SHOW TRACKING ~ Somewhere over the years, probably in the forums, I've gotten the sense that some fans use ratings to track the shows they've attended (or even just those they've listened to, for the completists out there), which could explain why all ratings from a given user are 5-star (or any other single value). This possible usage pattern may also inform the prospect of implementing a weighted scoring system.
This may simply be convenience, because the "I was there!" button is buried in the "Attendance" tab. Making personal attendance tracking more accessible (perhaps elevating it alongside the ratings input) could ultimately improve the ratings data. Attendance could also be better nuanced as "Engagement" and could include "listened to," "livestreamed," etc, thus expanding individual fans' personal tracking and stats, while also giving more overall site data.
If a weighting system is implemented, I like @jr31105's suggestion of making both weighted and unweighted scores available to users. Cheers!
The sampling and response biases inherent in Phish.Net ratings are such that, short of full-blown, well-designed survey of all Phish fans, we will never get the methodology "exactly right". What I'm trying to do is identify the low hanging fruit: are there biases inherent in the ratings data that we can fix relatively easily?
Obviously, I think we can correct for some of the biases we all know are in the data. My approach has been to review the extensive academic literature to see what others have done when they have encountered the same issues as .Net. I'm not proposing anything new here; I am simply advocating that we do what others have done.

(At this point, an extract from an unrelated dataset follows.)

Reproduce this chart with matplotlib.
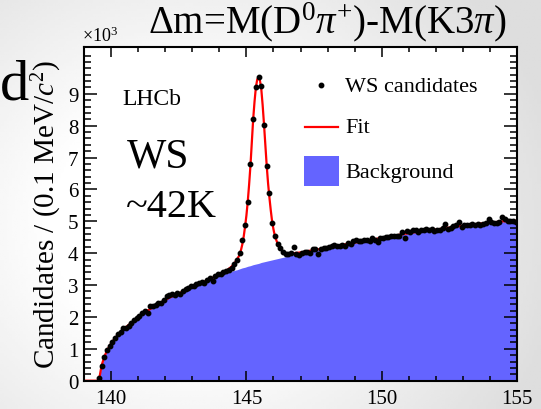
import numpy as np
import matplotlib
matplotlib.use('Agg')
from matplotlib import pyplot as plt
from matplotlib.patches import Rectangle
from matplotlib.lines import Line2D

plt.rcParams['font.family'] = ['Liberation Serif', 'DejaVu Serif']
plt.rcParams['mathtext.fontset'] = 'custom'
plt.rcParams['mathtext.rm'] = 'Liberation Serif'
plt.rcParams['mathtext.it'] = 'Liberation Serif:italic'

# delta m bins of 0.1 MeV from 139 to 155, values in units of 10^3 candidates
dm_lo, dm_hi, bin_w = 139.0, 155.0, 0.1

ws_counts = [
    0, 0, 0, 0, 0, 0.07, 0.45, 0.73, 0.95, 1.08,
    1.23, 1.34, 1.46, 1.54, 1.66, 1.66, 1.71, 1.81, 1.89, 1.97,
    2.04, 2.13, 2.20, 2.13, 2.33, 2.33, 2.37, 2.43, 2.43, 2.52,
    2.65, 2.68, 2.72, 2.68, 2.75, 2.72, 2.83, 2.87, 2.90, 2.96,
    2.98, 3.04, 3.08, 3.11, 3.08, 3.16, 3.23, 3.14, 3.29, 3.34,
    3.34, 3.41, 3.44, 3.48, 3.54, 3.66, 3.79, 4.00, 4.40, 4.90,
    5.60, 6.80, 8.20, 9.20, 9.54, 9.23, 8.02, 6.75, 5.88, 4.95,
    4.55, 4.30, 4.15, 4.04, 3.97, 3.99, 4.02, 4.20, 3.99, 3.95,
    4.02, 4.05, 4.03, 4.02, 4.12, 4.12, 3.97, 4.12, 4.17, 4.15,
    4.18, 4.24, 4.27, 4.22, 4.22, 4.27, 4.22, 4.32, 4.30, 4.37,
    4.42, 4.39, 4.39, 4.41, 4.42, 4.37, 4.47, 4.42, 4.35, 4.47,
    4.49, 4.52, 4.52, 4.55, 4.53, 4.54, 4.55, 4.66, 4.49, 4.70,
    4.68, 4.73, 4.73, 4.68, 4.73, 4.72, 4.76, 4.73, 4.76, 4.70,
    4.74, 4.73, 4.78, 4.93, 4.76, 4.80, 4.85, 4.88, 4.98, 4.83,
    4.90, 4.90, 4.88, 4.93, 4.90, 4.93, 4.90, 4.93, 4.95, 5.06,
    4.98, 4.96, 4.96, 4.97, 5.13, 5.06, 5.02, 5.02, 5.00, 4.98,
]

fit_total = [
    0, 0, 0, 0, 0, 0.0, 0.48, 0.75, 0.95, 1.10,
    1.23, 1.34, 1.44, 1.53, 1.61, 1.68, 1.75, 1.82, 1.89, 1.96,
    2.02, 2.08, 2.14, 2.20, 2.25, 2.30, 2.36, 2.41, 2.46, 2.51,
    2.56, 2.60, 2.64, 2.68, 2.72, 2.76, 2.80, 2.84, 2.88, 2.92,
    2.96, 3.00, 3.04, 3.07, 3.11, 3.15, 3.19, 3.23, 3.27, 3.31,
    3.35, 3.40, 3.45, 3.51, 3.58, 3.67, 3.80, 3.95, 4.28, 4.83,
    5.62, 6.75, 8.20, 9.20, 9.52, 9.15, 8.05, 6.75, 5.75, 5.00,
    4.55, 4.30, 4.15, 4.06, 4.01, 3.99, 3.99, 4.00, 4.01, 4.02,
    4.03, 4.05, 4.06, 4.08, 4.09, 4.11, 4.12, 4.14, 4.15, 4.17,
    4.18, 4.20, 4.22, 4.23, 4.25, 4.26, 4.28, 4.29, 4.31, 4.32,
    4.34, 4.35, 4.37, 4.38, 4.40, 4.41, 4.43, 4.44, 4.46, 4.47,
    4.49, 4.50, 4.52, 4.53, 4.55, 4.56, 4.58, 4.59, 4.61, 4.62,
    4.64, 4.65, 4.66, 4.68, 4.69, 4.70, 4.71, 4.72, 4.73, 4.74,
    4.75, 4.76, 4.78, 4.79, 4.80, 4.81, 4.82, 4.83, 4.85, 4.86,
    4.87, 4.88, 4.89, 4.90, 4.91, 4.92, 4.93, 4.94, 4.95, 4.96,
    4.96, 4.97, 4.98, 4.99, 5.00, 5.00, 5.01, 5.01, 5.02, 5.02,
]

# extra fit samples on the bin edges across the peak
fit_edge_dm = [144.8, 144.9, 145.0, 145.1, 145.2, 145.3, 145.4,
               145.5, 145.6, 145.7, 145.8, 145.9, 146.0, 146.1]
fit_edge = [4.10, 4.52, 5.18, 6.15, 7.50, 8.75, 9.45,
            9.42, 8.65, 7.40, 6.20, 5.35, 4.75, 4.42]

bkg = [
    0, 0, 0, 0, 0, 0.0, 0.48, 0.75, 0.95, 1.10,
    1.23, 1.34, 1.44, 1.53, 1.61, 1.68, 1.75, 1.82, 1.89, 1.96,
    2.02, 2.08, 2.14, 2.20, 2.25, 2.30, 2.36, 2.41, 2.46, 2.51,
    2.56, 2.60, 2.64, 2.68, 2.72, 2.76, 2.80, 2.84, 2.88, 2.92,
    2.96, 3.00, 3.04, 3.07, 3.11, 3.15, 3.19, 3.23, 3.27, 3.31,
    3.31, 3.34, 3.37, 3.40, 3.43, 3.46, 3.48, 3.51, 3.54, 3.56,
    3.59, 3.61, 3.64, 3.66, 3.68, 3.71, 3.73, 3.75, 3.77, 3.79,
    3.81, 3.83, 3.85, 3.87, 3.89, 3.91, 3.93, 3.95, 3.96, 3.98,
    3.99, 4.01, 4.03, 4.05, 4.06, 4.08, 4.10, 4.12, 4.13, 4.15,
    4.16, 4.18, 4.20, 4.21, 4.23, 4.24, 4.26, 4.27, 4.29, 4.30,
    4.32, 4.34, 4.35, 4.37, 4.38, 4.40, 4.41, 4.43, 4.44, 4.46,
    4.48, 4.49, 4.51, 4.52, 4.54, 4.55, 4.57, 4.58, 4.60, 4.61,
    4.63, 4.64, 4.65, 4.67, 4.68, 4.69, 4.70, 4.71, 4.72, 4.73,
    4.74, 4.75, 4.77, 4.78, 4.79, 4.80, 4.81, 4.82, 4.84, 4.85,
    4.86, 4.87, 4.88, 4.89, 4.90, 4.91, 4.92, 4.93, 4.94, 4.95,
    4.95, 4.96, 4.97, 4.98, 4.99, 4.99, 5.00, 5.00, 5.01, 5.01,
]

ws = np.array(ws_counts)
fit = np.array(fit_total)
bg = np.array(bkg)
centers = dm_lo + bin_w / 2 + bin_w * np.arange(len(ws))

blue = '#6464ff'

fig = plt.figure(figsize=(5.41, 4.10), dpi=100)

# slide backdrop: white centre fading to light grey at the edges
bgax = fig.add_axes([0, 0, 1, 1], zorder=-10)
gx, gy = np.meshgrid(np.linspace(0, 1, 200), np.linspace(0, 1, 150))
r = np.hypot((gx - 0.35) / 1.0, (gy - 0.45) / 1.2)
shade = 1.0 - 0.13 * np.clip((r - 0.25) / 0.45, 0, 1)
bgax.imshow(shade, cmap='gray', vmin=0, vmax=1, extent=[0, 1, 0, 1],
            origin='lower', aspect='auto')
bgax.axis('off')

ax = fig.add_axes([0.1553, 0.069, 0.8004, 0.814])
ax.set_facecolor('white')

# background component
xb = np.append(centers, dm_hi)
yb = np.append(bg, bg[-1])
ax.fill_between(xb, 0, yb, color=blue, lw=0, zorder=1)

# total fit
fx = np.concatenate([[dm_lo], centers, fit_edge_dm, [dm_hi]])
fy = np.concatenate([[fit[0]], fit, fit_edge, [fit[-1]]])
order = np.argsort(fx)
ax.plot(fx[order], fy[order], color='red', lw=1.6, zorder=2)

# data
sel = ws > 0
ax.plot(centers[sel], ws[sel], 'o', color='black', ms=3.2, zorder=3)

ax.set_xlim(dm_lo, dm_hi)
ax.set_ylim(0, 10.47)
ax.set_xticks([140, 145, 150, 155])
ax.set_xticks(np.arange(139, 156, 1), minor=True)
ax.set_yticks(np.arange(0, 10, 1))
ax.set_yticks(np.arange(0, 10.4, 0.2), minor=True)
ax.tick_params(which='both', direction='in', top=True, right=True,
               width=1.1, labelsize=15)
ax.tick_params(axis='x', which='major', length=7.2, pad=6)
ax.tick_params(axis='x', which='minor', length=3.6)
ax.tick_params(axis='y', which='major', length=9.4, pad=4)
ax.tick_params(axis='y', which='minor', length=4.7)
for s in ax.spines.values():
    s.set_linewidth(1.5)

ax.set_ylabel(r'Candidates / (0.1 MeV/$c^2$)', fontsize=21, labelpad=3)
ax.text(-0.004, 1.006, r'$\times$10$^{3}$', transform=ax.transAxes,
        fontsize=13, ha='left', va='bottom')

ax.text(0.088, 0.847, 'LHCb', transform=ax.transAxes, fontsize=17,
        ha='left', va='center')
ax.text(0.100, 0.673, 'WS', transform=ax.transAxes, fontsize=30,
        ha='left', va='center')
ax.text(0.097, 0.523, '~42K', transform=ax.transAxes, fontsize=29,
        ha='left', va='center')

# legend
ax.plot([0.547], [0.886], 'o', color='black', ms=3.2, transform=ax.transAxes)
ax.add_line(Line2D([0.510, 0.587], [0.760, 0.760], color='red', lw=1.6,
                   transform=ax.transAxes))
ax.add_patch(Rectangle((0.508, 0.583), 0.081, 0.090, color=blue,
                       transform=ax.transAxes, lw=0))
for yy, lab in [(0.883, 'WS candidates'), (0.760, 'Fit'), (0.625, 'Background')]:
    ax.text(0.603, yy, lab, transform=ax.transAxes, fontsize=16,
            ha='left', va='center')

fig.text(0.605, 0.946, r'$\Delta$m=M(D$^{0}\pi^{+}$)-M(K3$\pi$)', fontsize=28,
         ha='center', va='center')
# letter from the surrounding slide text
fig.text(0.0, 0.758, 'd', fontsize=42, ha='left', va='baseline')

fig.savefig('out.png', dpi=100)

As for ranking of shows, show ratings estimated to the third decimal is highly likely to be false precision--even if a weighting system is adopted! Weights will reduce the overall bias in the data, but not eliminate it. So, it is NOT ME who is arguing whether Mondegreen N3 is #5 or #20 or whatever.
Since May of 2010 I've seen countless complaints about biased ratings, and all I'm saying is, "Hey, we can fix at least some of that shit."